Additionally, most government bond yields have been depressed to the extent that returns barely cover inflation. This means that their value as an investment for SMSF investors right now is questionable, irrespective of their correlation with equities.
For a long-term value investor, do these trends really matter? Unfortunately, I think they do. Active strategic management of portfolio allocations is still required. At the very least, the long-term investor clearly needs an alternative for bonds.
In response to these issues, many large institutional investors are actively increasing their allocations to real assets, particularly to real estate and infrastructure. They are attracted by the long-term secure cash flow aspects of these assets which are viewed as a good bond substitute.
Additionally, they provide a diversification benefit to portfolios as their valuation cycle is largely divorced from equity markets, resulting in low correlations and low portfolio volatilities.
For an SMSF investor, there are a number of difficulties in following a similar strategy.
Real assets are big-ticket items, often trading for hundreds of millions or billions of dollars. A diversified real asset portfolio (i.e. with stakes in numerous assets) is a struggle for even large wholesale funds, let alone an SMSF.
The assets are also illiquid. That is, they are not traded daily.
Most of us already have an exposure to real assets through the family home. Additional direct Australian property investments, through the SMSF, risk over concentration.

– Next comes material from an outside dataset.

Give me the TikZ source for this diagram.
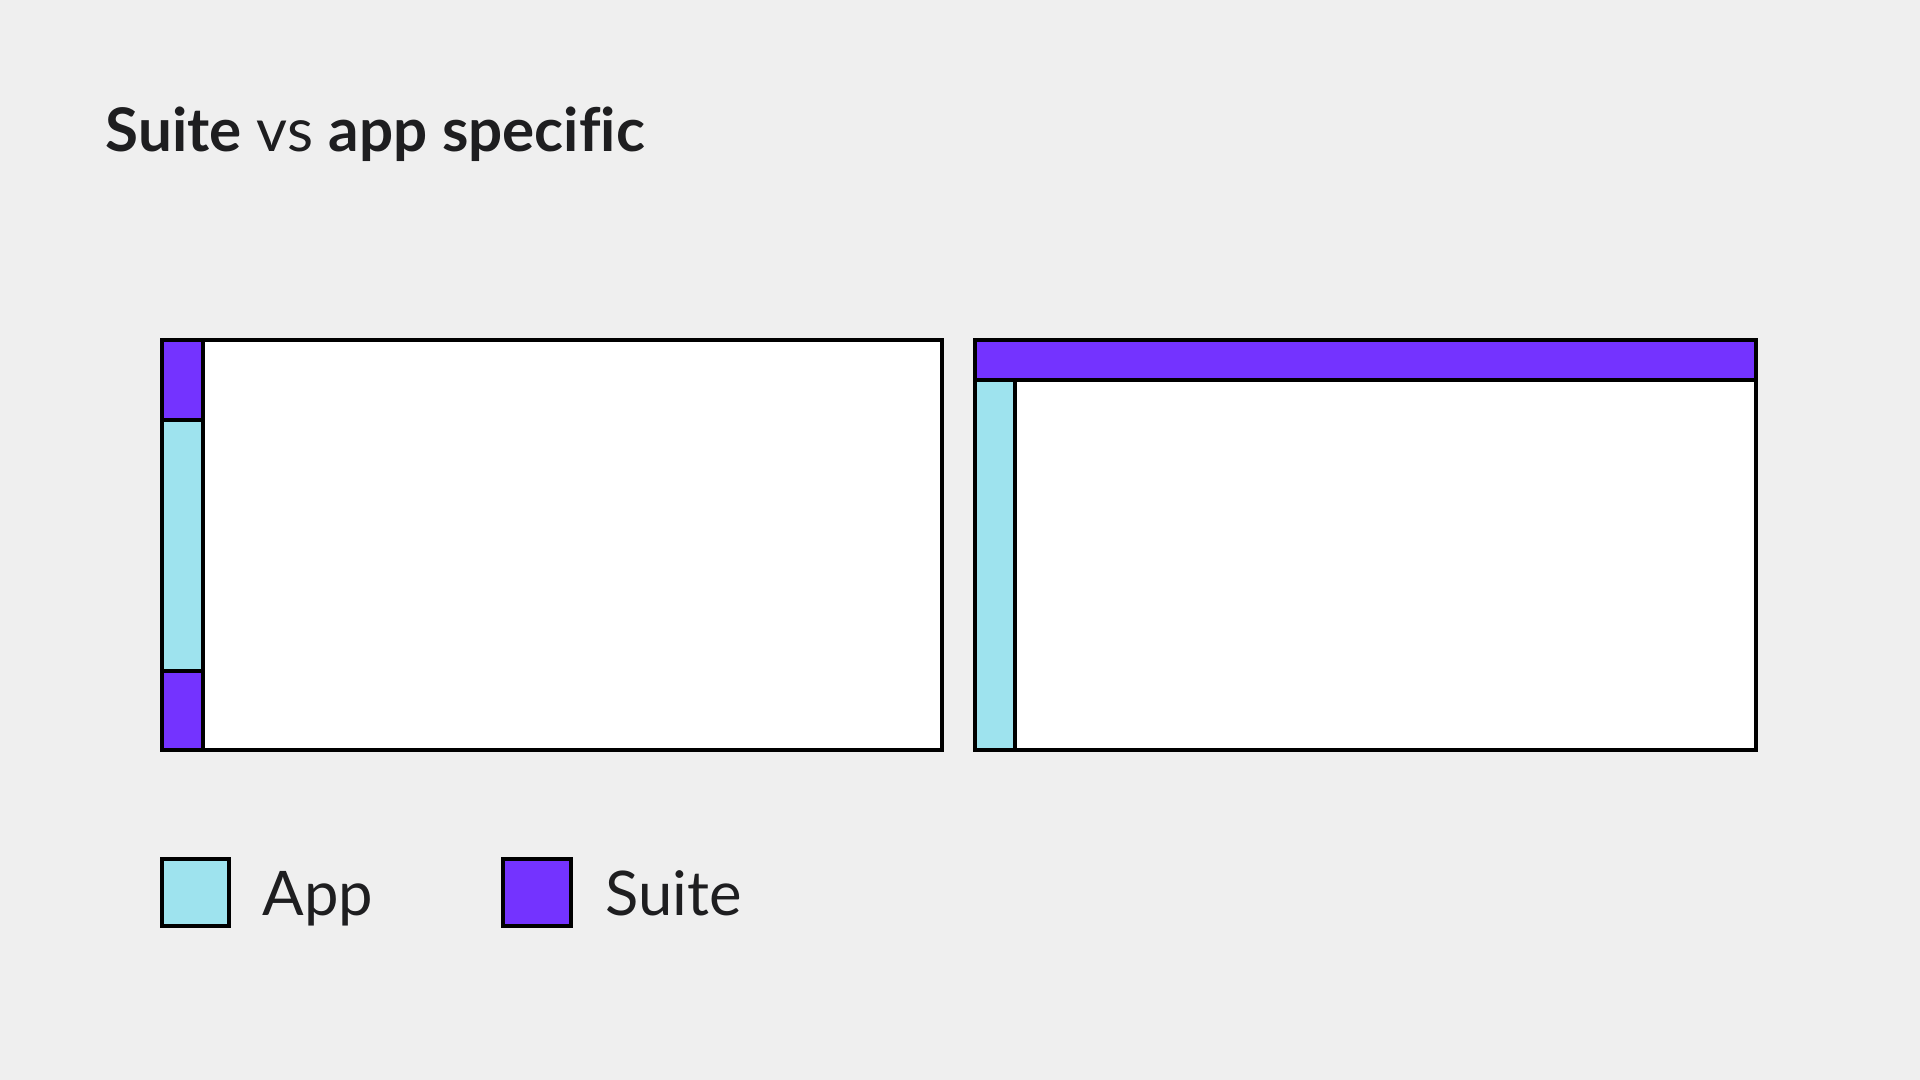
\documentclass[tikz,border=0pt]{standalone}
\usepackage{fontspec}
\setmainfont[Ligatures=NoCommon]{Lato}
\usetikzlibrary{positioning}
\definecolor{bgc}{RGB}{239,239,239}
\definecolor{suitec}{RGB}{116,51,255}
\definecolor{appc}{RGB}{158,227,238}
\definecolor{inkc}{RGB}{30,30,32}
\begin{document}
\begin{tikzpicture}[
    x=0.01cm, y=-0.01cm,
    % Styles
    frame/.style={draw=black, line width=0.4mm},
    suite/.style={fill=suitec},
    app/.style={fill=appc},
    divider/.style={draw=black, line width=0.4mm},
    swatch/.style={rectangle, draw=black, line width=0.4mm, minimum width=0.67cm, minimum height=0.67cm, inner sep=0pt},
    legendtext/.style={font=\fontsize{17.5pt}{20pt}\selectfont, text=inkc, inner sep=0pt, anchor=base west},
]
% === Background ===
\fill[bgc] (0,0) rectangle (1920,1080);
\useasboundingbox (0,0) rectangle (1920,1080);

% === Title ===
\node[font=\fontsize{17.1pt}{20pt}\selectfont, text=inkc, inner sep=0pt, anchor=base west] (title) at (105,152) {\textbf{Suite} vs \textbf{app specific}};

% === LEFT: app nav inside suite ===
\fill[white] (162,340) rectangle (942,750);
\fill[suite] (162,340) rectangle (203,420);
\fill[app] (162,420) rectangle (203,671);
\fill[suite] (162,671) rectangle (203,750);
\draw[divider] (203,340) -- (203,750);
\draw[divider] (162,420) -- (203,420);
\draw[divider] (162,671) -- (203,671);
\draw[frame] (162,340) rectangle (942,750);

% === RIGHT: suite bar on top ===
\fill[white] (975,340) rectangle (1756,750);
\fill[suite] (975,340) rectangle (1756,380);
\fill[app] (975,380) rectangle (1015,750);
\draw[divider] (975,380) -- (1756,380);
\draw[divider] (1015,380) -- (1015,750);
\draw[frame] (975,340) rectangle (1756,750);

% === Legend ===
\node[swatch, app] (appkey) at (195.5,892.5) {};
\node[legendtext] (applabel) at (262,916) {App};
\node[swatch, suite] (suitekey) at (537,892.5) {};
\node[legendtext] (suitelabel) at (605,916) {Suite};

\end{tikzpicture}
\end{document}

Consequently, I believe the most effective way for an SMSF trustee to gain additional real asset exposure is through investment in specialist unlisted property or infrastructure funds.
The advantages are:
- Such funds may invest in multiple assets across different asset classes and countries, therefore the fund portfolio may already be diversified;
- Reduced exposure to listed market volatility;
- Good and stable expected returns (post fees), fully hedged against currency movements;
- Depending on fund, high levels of liquidity. That is, the fund covers the illiquidity risk.
Issues to be aware of are:
- The proportion of cash yield in the overall returns can vary depending on fund style. Some funds, particularly real estate funds, may give virtually 100% yield, while infrastructure funds tend to provide higher overall returns balanced between growth and yield.
- While this strategy is a currently a good long-term option, conditions do change. It is important to re-assess asset allocations regularly.
In the context of my own broader portfolio, I have followed my own advice and am invested in an infrastructure fund. So far, I am pretty happy, as it has delivered better returns than listed markets (after fees) at very low levels of volatility. Consequently, I have no need for bonds and currently have a zero bond exposure. In effect, this single investment has largely replaced a traditional bonds and equities portfolio.
My fund is in drawdown mode but I prefer the high returns of an infrastructure investment even if it means that I have to draw down from the fund if required.